Five Ways To Be Part Of Your Child’s at Home Learning Experience

Mom helping sonAs parents you are being called upon more than ever to assist in your child's education at home and in school.

 Educational institutions are now "teaching to the test" for federal funding. Schools need the money so the focus is away from art, music and PE and onto literacy and math.

So what does this all mean for you? You need to step up your academic instruction at home, check backpacks, communicate with teachers and help your children stay on top of their homework.  But as several moms and dads on twitter tell us, learning at home is about more than academics. Enhancing your child's learning with cooking, art, music and life skills will help your child to become a competent, skillful and ethical child.

  

Here are five quick tips to help you enhance your child's learning experience at home.

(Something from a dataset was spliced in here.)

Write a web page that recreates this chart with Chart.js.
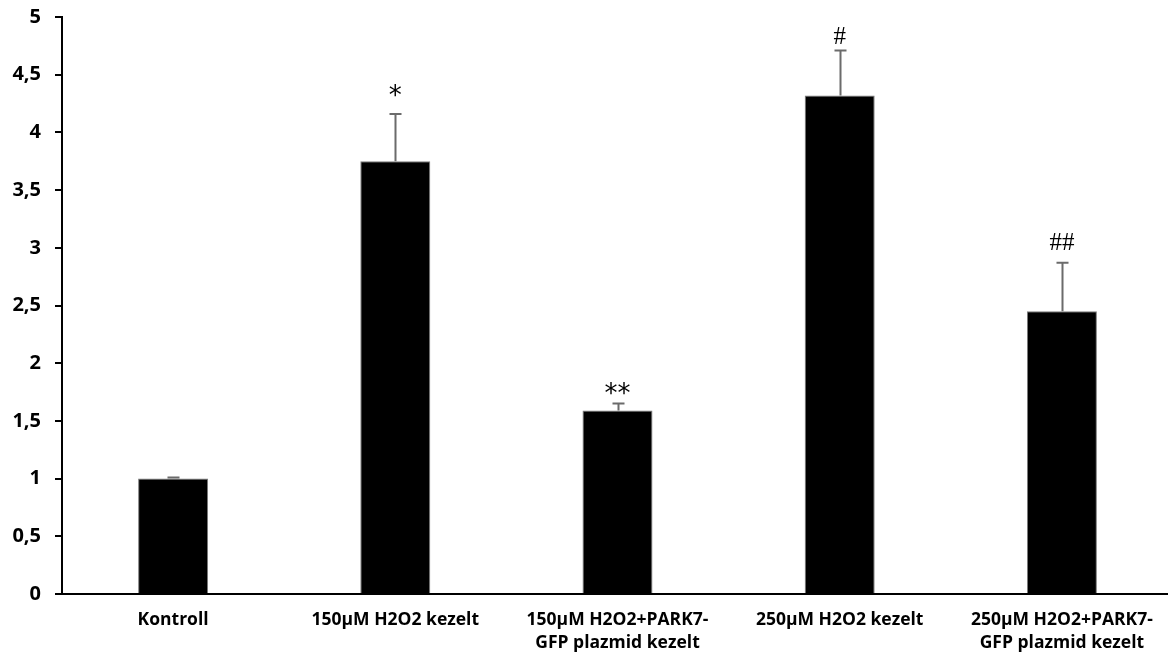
<!DOCTYPE html>
<html><head><meta charset="utf-8">
<script src="https://cdn.jsdelivr.net/npm/chart.js@4.4.1/dist/chart.umd.min.js"></script>
<style>html,body{margin:0;padding:0;background:#fff;overflow:hidden;width:1168px;height:659px}#wrap{width:1173px;height:659px;position:relative}</style>
</head><body><div id="wrap"><canvas id="c"></canvas></div>
<script>
const categories = [
  ["Kontroll"],
  ["150\u00B5M H2O2 kezelt"],
  ["150\u00B5M H2O2+PARK7-", "GFP plazmid kezelt"],
  ["250\u00B5M H2O2 kezelt"],
  ["250\u00B5M H2O2+PARK7-", "GFP plazmid kezelt"]
];
const values = [1.0, 3.75, 1.59, 4.32, 2.45];
const errors = [0.01, 0.41, 0.06, 0.39, 0.42];
const marks = ["", "*", "**", "#", "##"];
const markLevel = [null, 4.25, 1.66, 4.77, 2.98];
const yTicks = [0, 0.5, 1, 1.5, 2, 2.5, 3, 3.5, 4, 4.5, 5];

const errPlugin = {
  id: 'err',
  afterDatasetsDraw(chart) {
    const ctx = chart.ctx, y = chart.scales.y;
    const meta = chart.getDatasetMeta(0);
    ctx.save();
    meta.data.forEach((bar, i) => {
      const x = Math.round(bar.x) + 0.5;
      const y0 = y.getPixelForValue(values[i]);
      const y1 = y.getPixelForValue(values[i] + errors[i]);
      ctx.strokeStyle = '#6b6b6b';
      ctx.lineWidth = 2;
      ctx.beginPath();
      ctx.moveTo(x, y0); ctx.lineTo(x, y1);
      ctx.moveTo(x - 6, y1); ctx.lineTo(x + 6, y1);
      ctx.stroke();
      if (marks[i]) {
        ctx.fillStyle = '#000';
        ctx.font = marks[i].includes('*') ? '26px "DejaVu Sans", sans-serif' : '25px "Liberation Serif", serif';
        ctx.textAlign = 'center';
        ctx.textBaseline = 'alphabetic';
        ctx.fillText(marks[i], bar.x, y.getPixelForValue(markLevel[i]));
      }
    });
    ctx.restore();
  }
};

new Chart(document.getElementById('c'), {
  type: 'bar',
  data: {
    labels: categories,
    datasets: [{
      data: values,
      backgroundColor: '#000',
      borderColor: '#7a7a7a',
      borderWidth: 1,
      barPercentage: 0.315,
      categoryPercentage: 1
    }]
  },
  options: {
    responsive: true,
    maintainAspectRatio: false,
    animation: false,
    layout: { padding: { top: 17, right: 0, left: 0, bottom: 0 } },
    plugins: { legend: { display: false }, tooltip: { enabled: false } },
    scales: {
      x: {
        grid: { display: false },
        border: { color: '#000', width: 2 },
        ticks: {
          color: '#000', padding: 7, maxRotation: 0, autoSkip: false,
          font: { family: '"Open Sans", sans-serif', size: 17.5, weight: 'bold', lineHeight: 1.31 }
        },
        afterFit(s) { s.height = 65; s.paddingLeft = 0; s.paddingRight = 0; }
      },
      y: {
        min: 0, max: 5,
        afterBuildTicks(s) { s.ticks = yTicks.map(v => ({ value: v })); },
        grid: { drawOnChartArea: false, color: '#000', lineWidth: 2, tickLength: 7 },
        border: { color: '#000', width: 2 },
        ticks: {
          color: '#000', padding: 14,
          font: { family: '"Open Sans", sans-serif', size: 20, weight: 'bold' },
          callback: v => String(v).replace('.', ',')
        },
        afterFit(s) { s.width = 62; s.paddingTop = 0; s.paddingBottom = 0; }
      }
    }
  },
  plugins: [errPlugin]
});
</script></body></html>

1. Plan a time daily when you and your child sit down with their backpack, open it and review a) What they studied and learned today b) What homework they have for tomorrow c) Their recent grades on tests and d) Their schedule for completing upcoming assignments and projects. Kids do not have the skill to "preview" or look forward in their planning so you need to be their "brain" on this and help them be organized thinkers. Building your child's love of reading comes with simply reading newspapers, magazines and even comics. Problem solving can be explored as a family with puzzles, crosswords, and games. Your kids will love sitting down for a game of bananagrams or scrabble.

2. Help your child learn organization skills. An informative book to help you is Organizing the Disorganized Child by Kutscher and Moran. This book is great for everyone not just parents who have kids who are chronically disorganized.

3. Use everyday life activities such as cooking to teach science and math. Think about it, you can teach conduction on a stove and math with measuring cups. Bake some cookies while you're at it. Dad @pwcarey tells us to "Explain EVERYTHING I take for granted. How a stove works. How conduction works to make the pot hot to make the food cook."

4. Time spent with your children at home isn't only about academics. It's about making time to put down your media and connect. @savingsomeday tells us "At home learning isn't school. It's time with mom/dad to discover whatever the mind fancies, to ask questions, to connect."

5. At home enrichment also includes creating the space for open discussions and exploration with your kids. @workathomespace offers this tip "Have them read a variety of books, open discussions about what's happening in world seen on TV, newspaper, in real life."

Whether organizing homework, teaching your child how to cook or just laying on the couch talking openly, you are your child's first and foremost teacher, so get connected and enjoy!